Keberhasilan Pak Dirman meloloskan diri dari serangan Belanda, membuat Jenderal Spoor gusar. Jenderal mantan kepala intel Belanda yang memimpin serangan 19 Desember 1948 dengan sandi Operatie Kraai (Operasi Gagak) tersebut akhirnya menjadikan Panglima Soedirman sebagai target operasi perburuan. Namun keuletan dan kecerdikan Pak Dirman serta ketabahan, loyalitas dan keteguhan pasukannya senantiasa merepotkan pasukan Belanda. Taktik gerilya pukul dan lari (hit and run) pasukan Pak Dirman, berhasil mengelabuhi tentara Belanda. Pak Dirman selalu bisa meloloskan diri dari kejaran pasukan Belanda mulai dari Yogyakarta, Kediri, Pacitan hingga akhirnya kembali masuk ke Yogyakarta pada Juli 1949.
******
Mulanya saya menganggap menonton film ini bakal membosankan. Apalagi dalam satu situs internet yang saya baca, film Jenderal Soedirman dikategorikan dalam genre drama. Promosi film ini juga kurang gencar dibandingkan dengan film-film sejenis seperti Soekarno maupun Tjokroaminoto. Lebih ironis lagi, sebagai seorang penggemar film, saya juga baru tahu ada film ini seminggu sebelum beredar setelah mendapat kabar dari seorang rekan penggemar sejarah dan film sejarah yang biasa saya panggil dengan panggilan Pak Sep Dau (Kepala Stasiun Dau). Makanya sebelum nonton, saya membawa makanan ringan secukupnya yang saya sembunyikan di kantong rompi saya agar tidak mengantuk selama pertunjukan.
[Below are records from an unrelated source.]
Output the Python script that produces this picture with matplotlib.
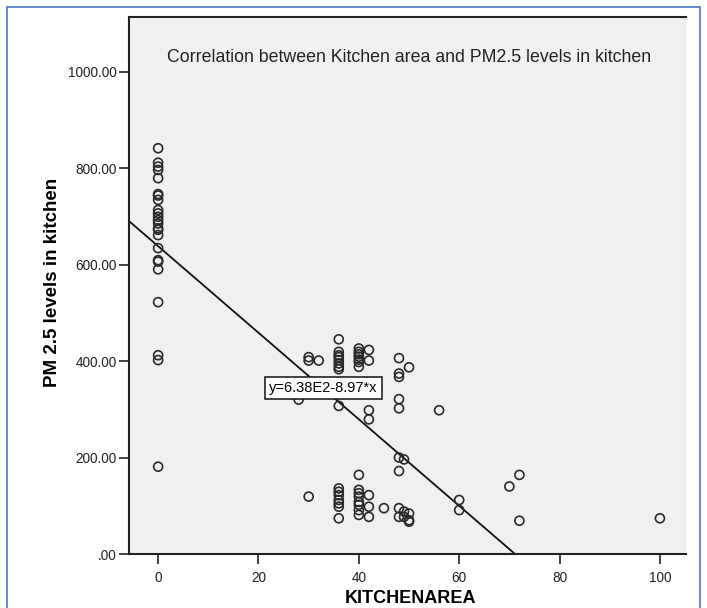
import matplotlib
matplotlib.use('Agg')
import matplotlib.pyplot as plt
import matplotlib.patches as mpatches
import numpy as np

plt.rcParams['font.family'] = ['Liberation Sans', 'DejaVu Sans']

# Data (kitchen area, PM2.5 in kitchen)
area_0 = [0] * 24
pm_0 = [841, 811, 803, 796, 779, 746, 743, 734, 713, 706, 699, 692,
        685, 675, 672, 661, 634, 609, 606, 590, 522, 412, 402, 181]
area_mid = [28, 30, 30, 30, 32,
            36, 36, 36, 36, 36, 36, 36, 36, 36, 36, 36, 36, 36, 36, 36, 36,
            40, 40, 40, 40, 40, 40, 40, 40, 40, 40, 40, 40, 40, 40, 40,
            42, 42, 42, 42, 42, 42, 42, 45]
pm_mid = [320, 408, 401, 119, 401,
          445, 419, 412, 408, 402, 395, 388, 383, 307, 136, 129, 122, 112, 105, 98, 74,
          426, 419, 414, 409, 403, 398, 388, 164, 133, 126, 119, 108, 102, 91, 81,
          423, 401, 298, 279, 122, 98, 77, 95]
area_hi = [48, 48, 48, 48, 48, 48, 48, 48, 48, 49, 49, 49,
           50, 50, 50, 50, 56, 60, 60, 70, 72, 72, 100]
pm_hi = [406, 374, 367, 321, 302, 200, 172, 95, 77, 196, 88, 77,
         387, 84, 70, 67, 298, 112, 91, 140, 164, 69, 74]

kitchen_area = area_0 + area_mid + area_hi
pm25 = pm_0 + pm_mid + pm_hi

# Fit line as printed on the chart
intercept = 638.0
slope = -8.97
fit_label = "y=6.38E2-8.97*x"
title = "Correlation between Kitchen area and PM2.5 levels in kitchen"

fig = plt.figure(figsize=(7.07, 6.08), dpi=100)
fig.patch.set_facecolor('white')

# blue frame around the figure
frame = mpatches.Rectangle((7 / 707, -0.1), 693 / 707, 1.1 - 7 / 608,
                           transform=fig.transFigure, fill=False,
                           edgecolor='#4b74c6', linewidth=1.2, clip_on=False)
fig.patches.append(frame)

ax = fig.add_axes([0.1825, 0.0888, 0.7878, 0.8832])
ax.set_facecolor('#f0f0f0')

ax.scatter(kitchen_area, pm25, s=42, facecolors='none', edgecolors='#2a2a2a',
           linewidths=1.2, zorder=3)

x_line = np.array([-6.0, -intercept / slope])
ax.plot(x_line, intercept + slope * x_line, color='#111111', linewidth=1.3, zorder=2)

ax.text(32.9, 344, fit_label, ha='center', va='center', fontsize=10.5, zorder=4,
        bbox=dict(boxstyle='square,pad=0.3', facecolor='white', edgecolor='#111111', linewidth=1.1))

ax.text(0.503, 0.924, title, transform=ax.transAxes, ha='center', va='center',
        fontsize=12.8, color='#222222')

ax.set_xlim(-5.8, 105.2)
ax.set_ylim(0, 1113)
ax.set_xticks([0, 20, 40, 60, 80, 100])
ax.set_yticks([0, 200, 400, 600, 800, 1000])
ax.set_yticklabels(['.00', '200.00', '400.00', '600.00', '800.00', '1000.00'])

ax.spines['right'].set_visible(False)
for s in ['left', 'bottom', 'top']:
    ax.spines[s].set_linewidth(1.5)
    ax.spines[s].set_color('#222222')
ax.tick_params(direction='out', length=7, width=1.2, pad=2, labelsize=9.8, colors='#222222')
ax.tick_params(axis='x', pad=5)

ax.set_xlabel('KITCHENAREA', fontsize=13, fontweight='bold', va='center')
ax.set_ylabel('PM 2.5 levels in kitchen', fontsize=13.5, fontweight='bold', va='center')
ax.xaxis.set_label_coords(0.506, -0.082)
ax.yaxis.set_label_coords(-0.138, 0.506)

fig.savefig('out.png', dpi=100, facecolor='white')
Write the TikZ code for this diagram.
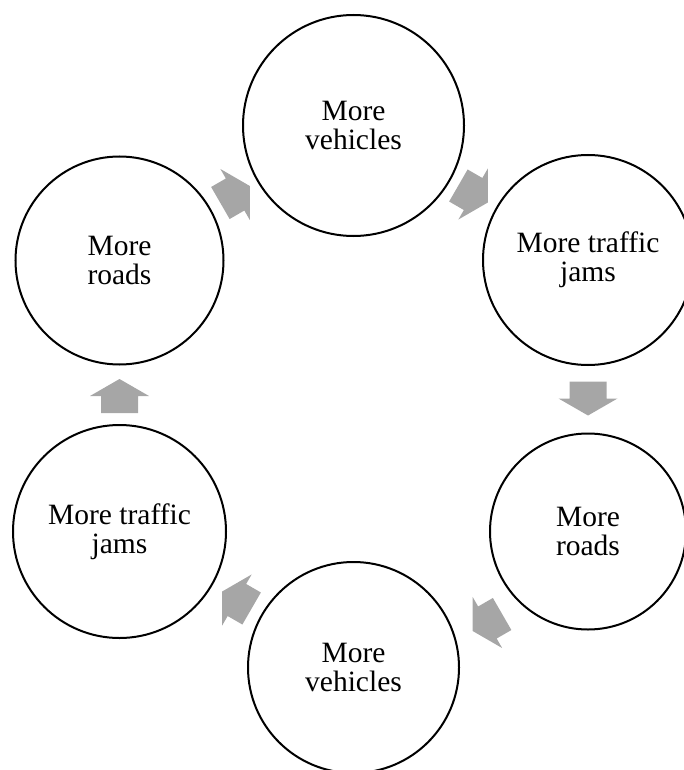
\documentclass[tikz,border=0pt]{standalone}
\usepackage{fontspec}
\setmainfont{Liberation Serif}
\definecolor{arrowgray}{RGB}{166,166,166}
\begin{document}
\begin{tikzpicture}[x=1pt,y=-1pt,
  cyc/.style={circle, draw=black, line width=2pt, inner sep=0pt, align=center,
    font=\fontsize{29.5}{28.5}\selectfont},
  blockarrow/.pic={\fill[arrowgray] (-17,-18.5) -- (0,-18.5) -- (0,-29.5) -- (17,0)
    -- (0,29.5) -- (0,18.5) -- (-17,18.5) -- cycle;}]
\useasboundingbox (0,0) rectangle (684,770);
\clip (0,0) rectangle (684,770);
\node[cyc, minimum size=221pt] (A) at (353.5,125.5) {More\\vehicles};
\node[cyc, minimum size=210pt] (B) at (588,260) {More traffic\\jams};
\node[cyc, minimum size=196pt] (C) at (588,531.5) {More\\roads};
\node[cyc, minimum size=211pt] (D) at (353.5,667.5) {More\\vehicles};
\node[cyc, minimum size=213pt] (E) at (119.5,531.5) {More traffic\\jams};
\node[cyc, minimum size=208pt] (F) at (119.5,260.5) {More\\roads};
\pic[rotate=30] at (235.1,194.5) {blockarrow};
\pic[rotate=-30] at (473.1,194) {blockarrow};
\pic[rotate=-90] at (588,398.5) {blockarrow};
\pic[rotate=-150] at (487.4,622.5) {blockarrow};
\pic[rotate=150] at (236.9,600) {blockarrow};
\pic[rotate=90] at (119.5,396) {blockarrow};
\end{tikzpicture}
\end{document}
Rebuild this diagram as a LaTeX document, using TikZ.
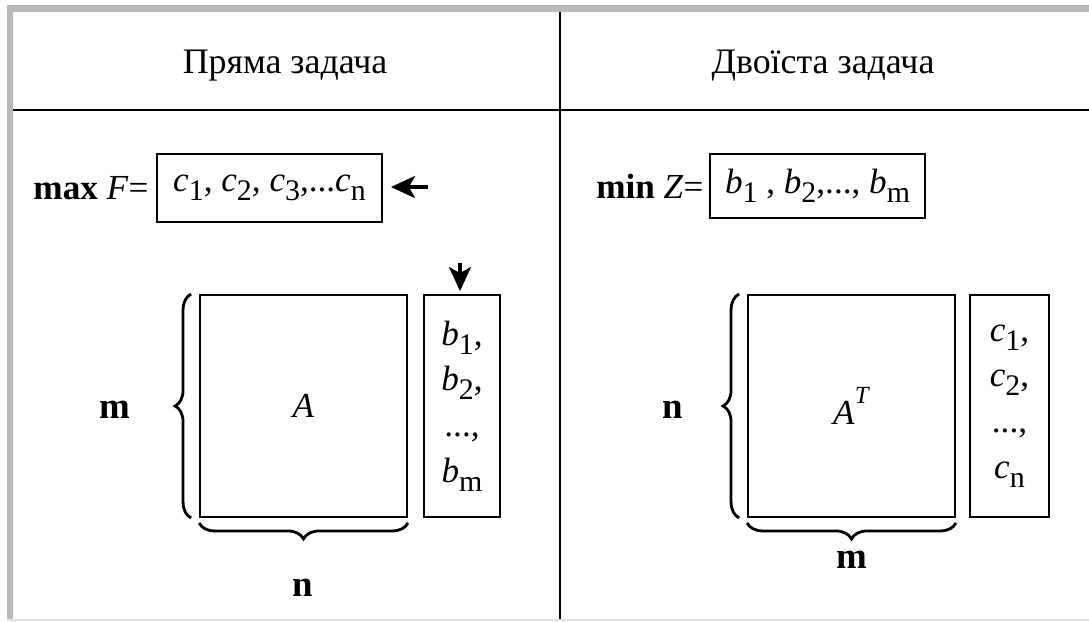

Namun dugaan saya salah besar. Sejak film ini dimulai, rasa kantuk yang saya takutkan itu tidak tiba. Malah makanan ringan yang sudah saya siapkan justru tidak termakan. Ketegangan yang terbangun dari jalinan adegan dalam film ini membuat saya terus terjaga. Rasa penasaran terhadap kelanjutan satu adegan ke adegan lain selalu muncul. Dalam hal ini, Viva Westi patut diacungi jempol karena berhasil menjaga tempo alur cerita sehingga sebagai suatu film drama militer/ drama perang, film ini tidak terjebak dalam  dialog-dialog membosankan yang panjang.